Another recency factor is the performance of the governing party. It is often said that “Oppositions don’t win elections…governments lose them”. Over the years of tenure of an incumbent government, voters develop a general impression of the governing party. This influences their vote at the ballot box, as rather than voting according to their economic interest, voters vote based on the track record of the government, and how well they have done. In 1997, despite a growing economy, voters still associated the Major government with the ERM fiasco of ‘Black Wednesday’, when the government’s economic policy collapsed. Voters elected Blair instead. The Conservatives entered the 2015 election having presided over economic growth and the creation of 2.2 million jobs. This proved difficult for Labour to argue against.
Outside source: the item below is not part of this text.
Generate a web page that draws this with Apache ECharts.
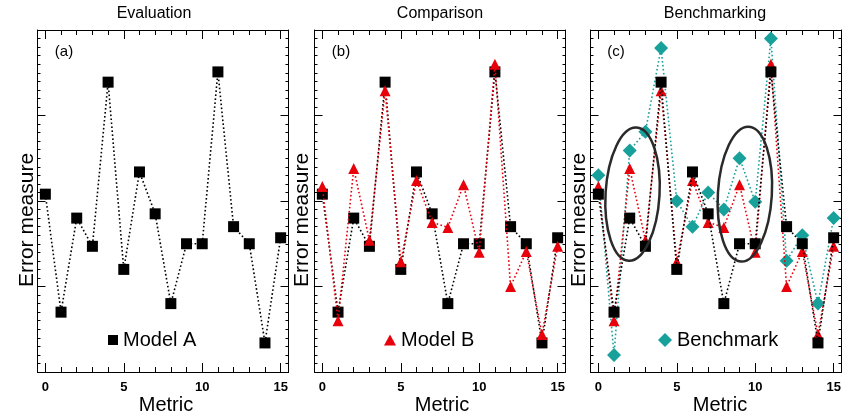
<!DOCTYPE html>
<html>
<head>
<meta charset="utf-8">
<script src="https://cdn.jsdelivr.net/npm/echarts@6/dist/echarts.min.js"></script>
<style>
html,body{margin:0;padding:0;background:#fff;}
#chart{width:846px;height:419px;}
</style>
</head>
<body>
<div id="chart"></div>
<script>
// ---- data ----
var metrics = [0,1,2,3,4,5,6,7,8,9,10,11,12,13,14,15];
var modelA = [2.08, 0.70, 1.80, 1.47, 3.39, 1.20, 2.34, 1.85, 0.80, 1.50, 1.50, 3.51, 1.70, 1.50, 0.34, 1.57];
var modelB = [2.17, 0.60, 2.38, 1.54, 3.29, 1.29, 2.24, 1.75, 1.69, 2.19, 1.40, 3.60, 1.00, 1.41, 0.44, 1.47];
var benchmark = [2.30, 0.20, 2.59, 2.81, 3.79, 2.00, 1.70, 2.10, 1.90, 2.50, 1.99, 3.90, 1.30, 1.60, 0.80, 1.80];
var xTickLabels = [0, 5, 10, 15];
var panelTitles = ['Evaluation', 'Comparison', 'Benchmarking'];
var panelLetters = ['(a)', '(b)', '(c)'];
var xName = 'Metric';
var yName = 'Error measure';
// highlighted regions in panel (c): [centre metric, centre value]
var ellipseCentres = [[2.18, 2.08], [9.34, 2.08]];
var ellipseRadii = [[1.72, 0.78], [1.72, 0.79]]; // in metric units / value units

// ---- layout ----
var FONT = 'Liberation Sans, Arial, Helvetica, sans-serif';
var grids = [
  {left: 37.5, top: 30, width: 251, height: 342},
  {left: 314.5, top: 30, width: 251, height: 342},
  {left: 590.5, top: 30, width: 251, height: 342}
];
var titleX = [154, 440, 715];
var yNameX = [27, 302.5, 579];
var xNameX = [166, 442, 720];
var letterX = [64, 341, 616];

function pairs(arr){ return metrics.map(function(m,i){ return [m, arr[i]]; }); }

var xAxes = [], yAxes = [];
grids.forEach(function(g, gi){
  ['bottom','top'].forEach(function(pos){
    xAxes.push({
      gridIndex: gi, type: 'value', position: pos, min: -0.5, max: 15.5,
      axisLine: {show: true, onZero: false, lineStyle: {color: '#000', width: 1}},
      axisTick: {show: true, inside: true, length: 9, customValues: xTickLabels, lineStyle: {color: '#000'}},
      axisLabel: {show: pos === 'bottom', customValues: xTickLabels, color: '#000', fontSize: 13, fontWeight: 'bold', fontFamily: FONT, margin: 9},
      splitLine: {show: false}
    });
    xAxes.push({
      gridIndex: gi, type: 'value', position: pos, min: -0.5, max: 15.5,
      axisLine: {show: false, onZero: false},
      axisTick: {show: true, inside: true, length: 5, customValues: metrics, lineStyle: {color: '#000'}},
      axisLabel: {show: false},
      splitLine: {show: false}
    });
  });
  ['left','right'].forEach(function(pos){
    yAxes.push({
      gridIndex: gi, type: 'value', position: pos, min: 0, max: 4, interval: 1,
      axisLine: {show: true, onZero: false, lineStyle: {color: '#000', width: 1}},
      axisTick: {show: true, inside: true, length: 8, lineStyle: {color: '#000'}},
      minorTick: {show: true, splitNumber: 10, length: 3, lineStyle: {color: '#000'}},
      axisLabel: {show: false},
      splitLine: {show: false}
    });
  });
});

function lineSeries(name, data, gi, symbol, size, color, z){
  return {
    name: name, type: 'line', data: pairs(data),
    xAxisIndex: gi*4, yAxisIndex: gi*2,
    symbol: symbol, symbolSize: size, z: z,
    itemStyle: {color: color, borderWidth: 0},
    lineStyle: {color: color, width: 1.6, type: [1.6, 2.4]},
    emphasis: {disabled: true},
    animation: false
  };
}

var BLACK = '#000000', RED = '#e8000b', TEAL = '#18a09b';
var series = [
  lineSeries('Model A', modelA, 0, 'rect', 11, BLACK, 3),
  lineSeries('Model A', modelA, 1, 'rect', 11, BLACK, 3),
  lineSeries('Model B', modelB, 1, 'triangle', 11, RED, 4),
  lineSeries('Benchmark', benchmark, 2, 'diamond', 14, TEAL, 2),
  lineSeries('Model B', modelB, 2, 'triangle', 11, RED, 3),
  lineSeries('Model A', modelA, 2, 'rect', 11, BLACK, 4)
];

var legendText = {fontSize: 20, fontFamily: FONT, color: '#000'};
var legends = [
  {left: 108, top: 330, padding: 0, itemWidth: 10, itemHeight: 10, data: [{name: 'Model A', icon: 'rect'}], textStyle: legendText, selectedMode: false},
  {left: 384, top: 330, padding: 0, itemWidth: 12, itemHeight: 11, data: [{name: 'Model B', icon: 'triangle'}], textStyle: legendText, selectedMode: false},
  {left: 658, top: 330, padding: 0, itemWidth: 14, itemHeight: 14, data: [{name: 'Benchmark', icon: 'diamond'}], textStyle: legendText, selectedMode: false}
];

var texts = [];
for (var i = 0; i < 3; i++) {
  texts.push({type: 'text', x: titleX[i], y: 14, style: {text: panelTitles[i], font: '16px ' + FONT, fill: '#000', textAlign: 'center', textVerticalAlign: 'middle'}});
  texts.push({type: 'text', x: yNameX[i], y: 220, rotation: Math.PI/2, style: {text: yName, font: '21px ' + FONT, fill: '#000', textAlign: 'center', textVerticalAlign: 'middle'}});
  texts.push({type: 'text', x: xNameX[i], y: 405, style: {text: xName, font: '20px ' + FONT, fill: '#000', textAlign: 'center', textVerticalAlign: 'middle'}});
  texts.push({type: 'text', x: letterX[i], y: 52, style: {text: panelLetters[i], font: '15px ' + FONT, fill: '#000', textAlign: 'center', textVerticalAlign: 'middle'}});
}

var chart = echarts.init(document.getElementById('chart'), null, {renderer: 'canvas'});
chart.setOption({
  animation: false,
  backgroundColor: '#fff',
  grid: grids,
  xAxis: xAxes,
  yAxis: yAxes,
  legend: legends,
  series: series,
  graphic: texts
});

// ellipses placed through the panel (c) scales
var ell = ellipseCentres.map(function(c, k){
  var p = chart.convertToPixel({xAxisIndex: 8, yAxisIndex: 4}, c);
  var p2 = chart.convertToPixel({xAxisIndex: 8, yAxisIndex: 4}, [c[0] + ellipseRadii[k][0], c[1] + ellipseRadii[k][1]]);
  return {
    type: 'ellipse', x: p[0], y: p[1], rotation: -0.06, z: 10,
    shape: {cx: 0, cy: 0, rx: Math.abs(p2[0]-p[0]), ry: Math.abs(p2[1]-p[1])},
    style: {fill: 'none', stroke: '#2a2a2a', lineWidth: 2.5}
  };
});
chart.setOption({graphic: texts.concat(ell)});
</script>
</body>
</html>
In conclusion, while it is true that economic interests are a significant determinant of voters’ preferences, it is also fitting to say that other factors combined, such as issue voting, political socialisation and identity, and regency factors, are a stronger determinant than economic interests, and in some cases contradict voting in accordance with economic interest. It should be noted, however, that the extent to which economic interest or other factors influence voters’ preferences is also dependant on time period. Whereas in the mid-20th century there existed strong identities with class and class based voting, and as such economic interest were the main determinant, there is now relative partisan de-alignment, with other issues coming to the fore such as environmentalism and feminism. Moreover, the introduction of television and social media over time has played a major role in shifting the determinants of voters’ preferences to more regency factors.